╔══

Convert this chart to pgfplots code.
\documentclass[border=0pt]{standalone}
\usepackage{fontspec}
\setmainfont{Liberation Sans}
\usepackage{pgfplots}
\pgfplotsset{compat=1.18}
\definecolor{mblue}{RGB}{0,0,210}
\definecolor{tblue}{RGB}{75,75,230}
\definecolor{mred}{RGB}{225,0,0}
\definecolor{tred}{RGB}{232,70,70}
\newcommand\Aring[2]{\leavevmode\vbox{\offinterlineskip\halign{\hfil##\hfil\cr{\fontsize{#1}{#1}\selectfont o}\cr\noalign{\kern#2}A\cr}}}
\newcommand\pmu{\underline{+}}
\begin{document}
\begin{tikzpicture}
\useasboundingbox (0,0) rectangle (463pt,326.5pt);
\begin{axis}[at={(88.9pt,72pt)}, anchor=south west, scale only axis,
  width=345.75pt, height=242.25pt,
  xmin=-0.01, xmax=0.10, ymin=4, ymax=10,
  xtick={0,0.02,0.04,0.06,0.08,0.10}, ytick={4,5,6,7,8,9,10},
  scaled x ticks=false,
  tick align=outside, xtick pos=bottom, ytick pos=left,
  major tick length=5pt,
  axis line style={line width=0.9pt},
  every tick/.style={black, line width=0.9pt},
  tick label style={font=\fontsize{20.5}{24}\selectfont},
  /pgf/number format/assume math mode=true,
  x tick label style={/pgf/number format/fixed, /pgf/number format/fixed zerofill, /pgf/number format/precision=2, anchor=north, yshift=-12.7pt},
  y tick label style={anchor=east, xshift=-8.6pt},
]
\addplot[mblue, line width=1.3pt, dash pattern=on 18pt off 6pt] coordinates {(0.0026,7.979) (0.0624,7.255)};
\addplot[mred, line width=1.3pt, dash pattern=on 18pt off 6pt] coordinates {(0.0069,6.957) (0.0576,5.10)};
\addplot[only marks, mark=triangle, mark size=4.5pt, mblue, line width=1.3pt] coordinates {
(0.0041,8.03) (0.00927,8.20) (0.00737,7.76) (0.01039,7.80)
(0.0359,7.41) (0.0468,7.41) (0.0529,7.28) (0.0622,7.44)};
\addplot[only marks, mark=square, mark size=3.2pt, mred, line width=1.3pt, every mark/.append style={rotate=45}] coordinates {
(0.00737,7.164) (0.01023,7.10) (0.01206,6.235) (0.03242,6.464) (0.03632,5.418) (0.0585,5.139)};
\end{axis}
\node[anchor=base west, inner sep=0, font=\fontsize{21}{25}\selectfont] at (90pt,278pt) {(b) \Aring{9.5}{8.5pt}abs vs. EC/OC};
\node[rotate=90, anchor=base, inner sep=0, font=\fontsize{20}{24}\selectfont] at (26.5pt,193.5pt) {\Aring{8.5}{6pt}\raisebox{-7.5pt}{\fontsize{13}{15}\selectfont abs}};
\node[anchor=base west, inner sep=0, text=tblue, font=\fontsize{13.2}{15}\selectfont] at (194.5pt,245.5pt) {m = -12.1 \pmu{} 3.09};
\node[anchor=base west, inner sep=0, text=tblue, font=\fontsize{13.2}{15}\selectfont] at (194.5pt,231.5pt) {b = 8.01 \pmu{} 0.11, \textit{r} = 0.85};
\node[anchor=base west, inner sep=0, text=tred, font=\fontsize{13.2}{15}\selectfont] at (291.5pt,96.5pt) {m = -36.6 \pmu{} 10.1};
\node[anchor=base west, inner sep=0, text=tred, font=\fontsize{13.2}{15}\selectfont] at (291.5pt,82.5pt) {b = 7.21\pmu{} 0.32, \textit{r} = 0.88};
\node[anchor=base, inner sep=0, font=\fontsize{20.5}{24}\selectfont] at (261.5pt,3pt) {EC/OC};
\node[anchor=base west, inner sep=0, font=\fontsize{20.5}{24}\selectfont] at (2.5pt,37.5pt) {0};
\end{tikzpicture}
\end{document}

╚══

**REQUIRED TASK:**
Every line above needs to be retyped exactly.

**ANSWER BELOW:**
Convert this chart to pgfplots code.
\documentclass[border=0pt]{standalone}
\usepackage{fontspec}
\setmainfont{Liberation Sans}
\usepackage{pgfplots}
\pgfplotsset{compat=1.18}
\definecolor{mblue}{RGB}{0,0,210}
\definecolor{tblue}{RGB}{75,75,230}
\definecolor{mred}{RGB}{225,0,0}
\definecolor{tred}{RGB}{232,70,70}
\newcommand\Aring[2]{\leavevmode\vbox{\offinterlineskip\halign{\hfil##\hfil\cr{\fontsize{#1}{#1}\selectfont o}\cr\noalign{\kern#2}A\cr}}}
\newcommand\pmu{\underline{+}}
\begin{document}
\begin{tikzpicture}
\useasboundingbox (0,0) rectangle (463pt,326.5pt);
\begin{axis}[at={(88.9pt,72pt)}, anchor=south west, scale only axis,
  width=345.75pt, height=242.25pt,
  xmin=-0.01, xmax=0.10, ymin=4, ymax=10,
  xtick={0,0.02,0.04,0.06,0.08,0.10}, ytick={4,5,6,7,8,9,10},
  scaled x ticks=false,
  tick align=outside, xtick pos=bottom, ytick pos=left,
  major tick length=5pt,
  axis line style={line width=0.9pt},
  every tick/.style={black, line width=0.9pt},
  tick label style={font=\fontsize{20.5}{24}\selectfont},
  /pgf/number format/assume math mode=true,
  x tick label style={/pgf/number format/fixed, /pgf/number format/fixed zerofill, /pgf/number format/precision=2, anchor=north, yshift=-12.7pt},
  y tick label style={anchor=east, xshift=-8.6pt},
]
\addplot[mblue, line width=1.3pt, dash pattern=on 18pt off 6pt] coordinates {(0.0026,7.979) (0.0624,7.255)};
\addplot[mred, line width=1.3pt, dash pattern=on 18pt off 6pt] coordinates {(0.0069,6.957) (0.0576,5.10)};
\addplot[only marks, mark=triangle, mark size=4.5pt, mblue, line width=1.3pt] coordinates {
(0.0041,8.03) (0.00927,8.20) (0.00737,7.76) (0.01039,7.80)
(0.0359,7.41) (0.0468,7.41) (0.0529,7.28) (0.0622,7.44)};
\addplot[only marks, mark=square, mark size=3.2pt, mred, line width=1.3pt, every mark/.append style={rotate=45}] coordinates {
(0.00737,7.164) (0.01023,7.10) (0.01206,6.235) (0.03242,6.464) (0.03632,5.418) (0.0585,5.139)};
\end{axis}
\node[anchor=base west, inner sep=0, font=\fontsize{21}{25}\selectfont] at (90pt,278pt) {(b) \Aring{9.5}{8.5pt}abs vs. EC/OC};
\node[rotate=90, anchor=base, inner sep=0, font=\fontsize{20}{24}\selectfont] at (26.5pt,193.5pt) {\Aring{8.5}{6pt}\raisebox{-7.5pt}{\fontsize{13}{15}\selectfont abs}};
\node[anchor=base west, inner sep=0, text=tblue, font=\fontsize{13.2}{15}\selectfont] at (194.5pt,245.5pt) {m = -12.1 \pmu{} 3.09};
\node[anchor=base west, inner sep=0, text=tblue, font=\fontsize{13.2}{15}\selectfont] at (194.5pt,231.5pt) {b = 8.01 \pmu{} 0.11, \textit{r} = 0.85};
\node[anchor=base west, inner sep=0, text=tred, font=\fontsize{13.2}{15}\selectfont] at (291.5pt,96.5pt) {m = -36.6 \pmu{} 10.1};
\node[anchor=base west, inner sep=0, text=tred, font=\fontsize{13.2}{15}\selectfont] at (291.5pt,82.5pt) {b = 7.21\pmu{} 0.32, \textit{r} = 0.88};
\node[anchor=base, inner sep=0, font=\fontsize{20.5}{24}\selectfont] at (261.5pt,3pt) {EC/OC};
\node[anchor=base west, inner sep=0, font=\fontsize{20.5}{24}\selectfont] at (2.5pt,37.5pt) {0};
\end{tikzpicture}
\end{document}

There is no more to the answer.